▸ GIVEN INSTRUCTION
Look through the listing for the word "this". Copy each line that has it.

▸ PROVIDED INFORMATION
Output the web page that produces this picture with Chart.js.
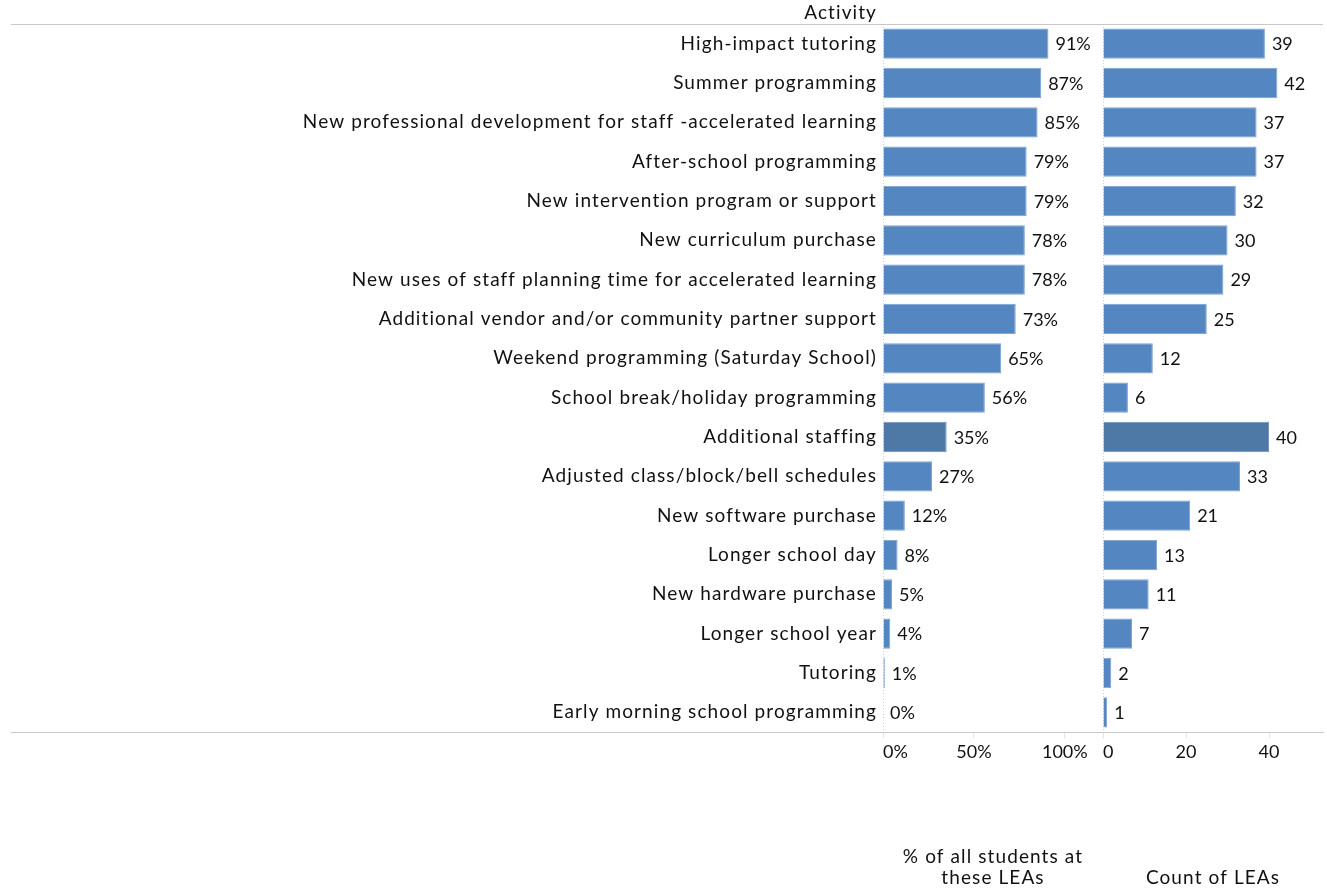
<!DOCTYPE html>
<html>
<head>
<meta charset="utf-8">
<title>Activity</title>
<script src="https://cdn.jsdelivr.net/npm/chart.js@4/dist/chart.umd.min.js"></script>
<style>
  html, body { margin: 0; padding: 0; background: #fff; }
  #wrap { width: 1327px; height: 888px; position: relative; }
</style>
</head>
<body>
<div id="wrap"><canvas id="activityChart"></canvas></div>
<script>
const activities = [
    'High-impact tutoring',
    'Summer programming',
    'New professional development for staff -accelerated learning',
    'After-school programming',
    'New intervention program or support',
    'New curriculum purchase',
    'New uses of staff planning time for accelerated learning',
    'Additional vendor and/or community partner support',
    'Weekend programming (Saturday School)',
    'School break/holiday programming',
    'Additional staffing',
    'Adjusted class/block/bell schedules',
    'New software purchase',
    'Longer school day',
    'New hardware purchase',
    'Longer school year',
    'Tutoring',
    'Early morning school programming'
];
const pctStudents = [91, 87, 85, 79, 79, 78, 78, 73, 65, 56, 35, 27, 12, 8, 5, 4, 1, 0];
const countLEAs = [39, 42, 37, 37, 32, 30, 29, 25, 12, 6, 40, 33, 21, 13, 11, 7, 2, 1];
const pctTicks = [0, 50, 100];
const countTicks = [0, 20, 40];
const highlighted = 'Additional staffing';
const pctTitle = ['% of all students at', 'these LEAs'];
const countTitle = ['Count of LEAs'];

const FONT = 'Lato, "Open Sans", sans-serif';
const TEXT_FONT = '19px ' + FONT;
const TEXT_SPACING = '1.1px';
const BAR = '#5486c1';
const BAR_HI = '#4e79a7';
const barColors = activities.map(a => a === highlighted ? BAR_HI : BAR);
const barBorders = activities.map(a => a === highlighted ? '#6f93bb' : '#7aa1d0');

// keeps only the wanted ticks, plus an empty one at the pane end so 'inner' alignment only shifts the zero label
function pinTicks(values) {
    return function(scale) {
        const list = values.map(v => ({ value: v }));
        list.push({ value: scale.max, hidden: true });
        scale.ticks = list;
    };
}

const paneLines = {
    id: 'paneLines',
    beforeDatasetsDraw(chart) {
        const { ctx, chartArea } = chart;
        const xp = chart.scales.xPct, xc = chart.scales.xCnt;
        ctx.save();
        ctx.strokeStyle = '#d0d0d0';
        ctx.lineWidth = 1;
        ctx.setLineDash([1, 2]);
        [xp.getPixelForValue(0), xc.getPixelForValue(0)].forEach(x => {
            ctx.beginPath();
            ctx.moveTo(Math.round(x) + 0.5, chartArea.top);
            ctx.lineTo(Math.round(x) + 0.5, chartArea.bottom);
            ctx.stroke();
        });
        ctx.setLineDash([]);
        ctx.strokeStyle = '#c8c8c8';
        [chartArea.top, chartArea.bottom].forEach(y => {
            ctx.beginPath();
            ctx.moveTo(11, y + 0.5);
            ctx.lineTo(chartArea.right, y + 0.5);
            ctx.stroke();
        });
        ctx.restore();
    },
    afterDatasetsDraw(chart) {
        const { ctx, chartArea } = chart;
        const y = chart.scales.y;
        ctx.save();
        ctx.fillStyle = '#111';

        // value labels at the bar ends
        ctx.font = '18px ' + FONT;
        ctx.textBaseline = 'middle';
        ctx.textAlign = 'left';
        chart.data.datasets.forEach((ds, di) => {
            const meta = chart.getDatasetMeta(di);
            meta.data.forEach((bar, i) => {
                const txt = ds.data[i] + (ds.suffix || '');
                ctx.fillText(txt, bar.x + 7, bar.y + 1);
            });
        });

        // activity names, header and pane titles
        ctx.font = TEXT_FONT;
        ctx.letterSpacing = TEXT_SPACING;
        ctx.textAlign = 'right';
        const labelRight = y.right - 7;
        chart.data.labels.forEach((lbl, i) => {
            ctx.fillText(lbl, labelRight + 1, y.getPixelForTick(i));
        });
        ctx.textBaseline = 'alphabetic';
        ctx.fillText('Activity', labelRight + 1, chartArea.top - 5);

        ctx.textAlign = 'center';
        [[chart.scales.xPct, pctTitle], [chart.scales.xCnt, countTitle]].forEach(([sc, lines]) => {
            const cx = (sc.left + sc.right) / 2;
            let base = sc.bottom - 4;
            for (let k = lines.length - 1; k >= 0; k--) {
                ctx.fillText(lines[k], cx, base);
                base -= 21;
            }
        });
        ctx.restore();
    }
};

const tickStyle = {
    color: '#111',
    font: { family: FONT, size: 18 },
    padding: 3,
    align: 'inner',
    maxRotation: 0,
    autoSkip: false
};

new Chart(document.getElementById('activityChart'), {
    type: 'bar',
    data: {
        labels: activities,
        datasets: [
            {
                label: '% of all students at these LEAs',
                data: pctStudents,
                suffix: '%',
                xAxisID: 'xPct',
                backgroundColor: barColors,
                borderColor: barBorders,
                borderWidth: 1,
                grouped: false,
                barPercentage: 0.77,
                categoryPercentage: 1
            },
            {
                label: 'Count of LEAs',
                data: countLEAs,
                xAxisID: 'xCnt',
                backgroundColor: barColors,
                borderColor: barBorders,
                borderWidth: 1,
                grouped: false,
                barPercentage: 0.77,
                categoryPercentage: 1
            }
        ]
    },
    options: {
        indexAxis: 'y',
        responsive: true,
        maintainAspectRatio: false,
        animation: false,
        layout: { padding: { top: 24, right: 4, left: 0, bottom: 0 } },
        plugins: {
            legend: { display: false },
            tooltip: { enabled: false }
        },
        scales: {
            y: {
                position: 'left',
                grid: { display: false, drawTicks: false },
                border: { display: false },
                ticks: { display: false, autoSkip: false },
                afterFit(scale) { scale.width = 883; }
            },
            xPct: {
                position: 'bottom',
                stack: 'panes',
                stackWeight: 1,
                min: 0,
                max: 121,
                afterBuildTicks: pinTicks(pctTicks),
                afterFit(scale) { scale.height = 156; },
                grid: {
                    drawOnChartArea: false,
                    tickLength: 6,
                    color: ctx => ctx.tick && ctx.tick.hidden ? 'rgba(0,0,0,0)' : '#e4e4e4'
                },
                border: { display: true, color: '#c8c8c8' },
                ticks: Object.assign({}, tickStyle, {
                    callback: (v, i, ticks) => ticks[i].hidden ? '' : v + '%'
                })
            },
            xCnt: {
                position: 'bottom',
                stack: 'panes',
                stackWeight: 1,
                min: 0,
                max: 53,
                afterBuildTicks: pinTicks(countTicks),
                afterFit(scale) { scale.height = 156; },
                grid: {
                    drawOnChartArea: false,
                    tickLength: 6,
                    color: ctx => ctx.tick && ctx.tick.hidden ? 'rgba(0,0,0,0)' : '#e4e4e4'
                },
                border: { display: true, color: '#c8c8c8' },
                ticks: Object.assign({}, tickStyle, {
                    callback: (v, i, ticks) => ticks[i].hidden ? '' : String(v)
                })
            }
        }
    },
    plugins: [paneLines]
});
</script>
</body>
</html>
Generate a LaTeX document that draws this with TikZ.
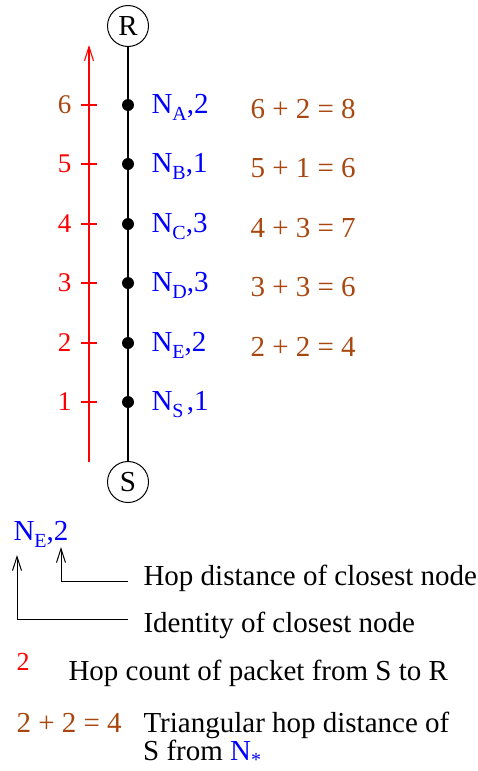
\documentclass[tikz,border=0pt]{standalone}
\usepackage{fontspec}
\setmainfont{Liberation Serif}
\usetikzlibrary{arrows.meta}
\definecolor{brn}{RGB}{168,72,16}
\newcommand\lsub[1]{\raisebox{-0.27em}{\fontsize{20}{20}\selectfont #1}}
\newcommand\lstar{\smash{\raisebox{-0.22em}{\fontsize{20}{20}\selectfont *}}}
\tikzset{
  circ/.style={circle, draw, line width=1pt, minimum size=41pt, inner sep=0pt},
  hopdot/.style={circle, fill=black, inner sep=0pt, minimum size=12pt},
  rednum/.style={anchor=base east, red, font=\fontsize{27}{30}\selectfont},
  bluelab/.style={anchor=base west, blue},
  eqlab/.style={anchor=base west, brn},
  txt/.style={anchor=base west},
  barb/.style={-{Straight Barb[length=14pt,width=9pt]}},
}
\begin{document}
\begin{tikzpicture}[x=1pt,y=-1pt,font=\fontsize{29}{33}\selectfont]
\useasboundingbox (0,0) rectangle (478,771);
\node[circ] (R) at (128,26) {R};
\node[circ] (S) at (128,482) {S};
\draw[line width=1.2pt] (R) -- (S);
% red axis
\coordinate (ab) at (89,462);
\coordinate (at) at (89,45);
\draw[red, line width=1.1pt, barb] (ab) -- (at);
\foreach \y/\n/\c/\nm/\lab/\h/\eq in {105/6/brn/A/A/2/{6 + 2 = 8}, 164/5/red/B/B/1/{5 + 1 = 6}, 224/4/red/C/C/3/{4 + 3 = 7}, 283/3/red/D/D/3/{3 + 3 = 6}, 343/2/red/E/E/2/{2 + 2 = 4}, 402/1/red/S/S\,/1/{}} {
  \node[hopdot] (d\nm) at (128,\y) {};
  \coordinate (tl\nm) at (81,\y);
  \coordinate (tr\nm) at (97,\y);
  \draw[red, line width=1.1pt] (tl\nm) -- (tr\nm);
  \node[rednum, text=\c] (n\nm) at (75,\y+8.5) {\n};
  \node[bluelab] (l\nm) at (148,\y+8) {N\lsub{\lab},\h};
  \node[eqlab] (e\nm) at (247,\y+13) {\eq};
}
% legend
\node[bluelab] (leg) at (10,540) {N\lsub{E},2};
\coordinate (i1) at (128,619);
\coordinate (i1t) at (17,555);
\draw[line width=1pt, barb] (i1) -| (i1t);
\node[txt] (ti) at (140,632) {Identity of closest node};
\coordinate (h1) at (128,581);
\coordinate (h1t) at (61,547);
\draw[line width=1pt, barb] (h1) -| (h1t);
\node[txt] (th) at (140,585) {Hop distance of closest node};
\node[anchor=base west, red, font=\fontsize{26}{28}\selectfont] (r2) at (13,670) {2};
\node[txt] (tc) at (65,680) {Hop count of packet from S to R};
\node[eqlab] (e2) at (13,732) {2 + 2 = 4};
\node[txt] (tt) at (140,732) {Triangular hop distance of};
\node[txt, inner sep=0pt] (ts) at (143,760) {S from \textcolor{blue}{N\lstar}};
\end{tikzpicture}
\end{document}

▸ WRITTEN SOLUTION
Output the web page that produces this picture with Chart.js.
Generate a LaTeX document that draws this with TikZ.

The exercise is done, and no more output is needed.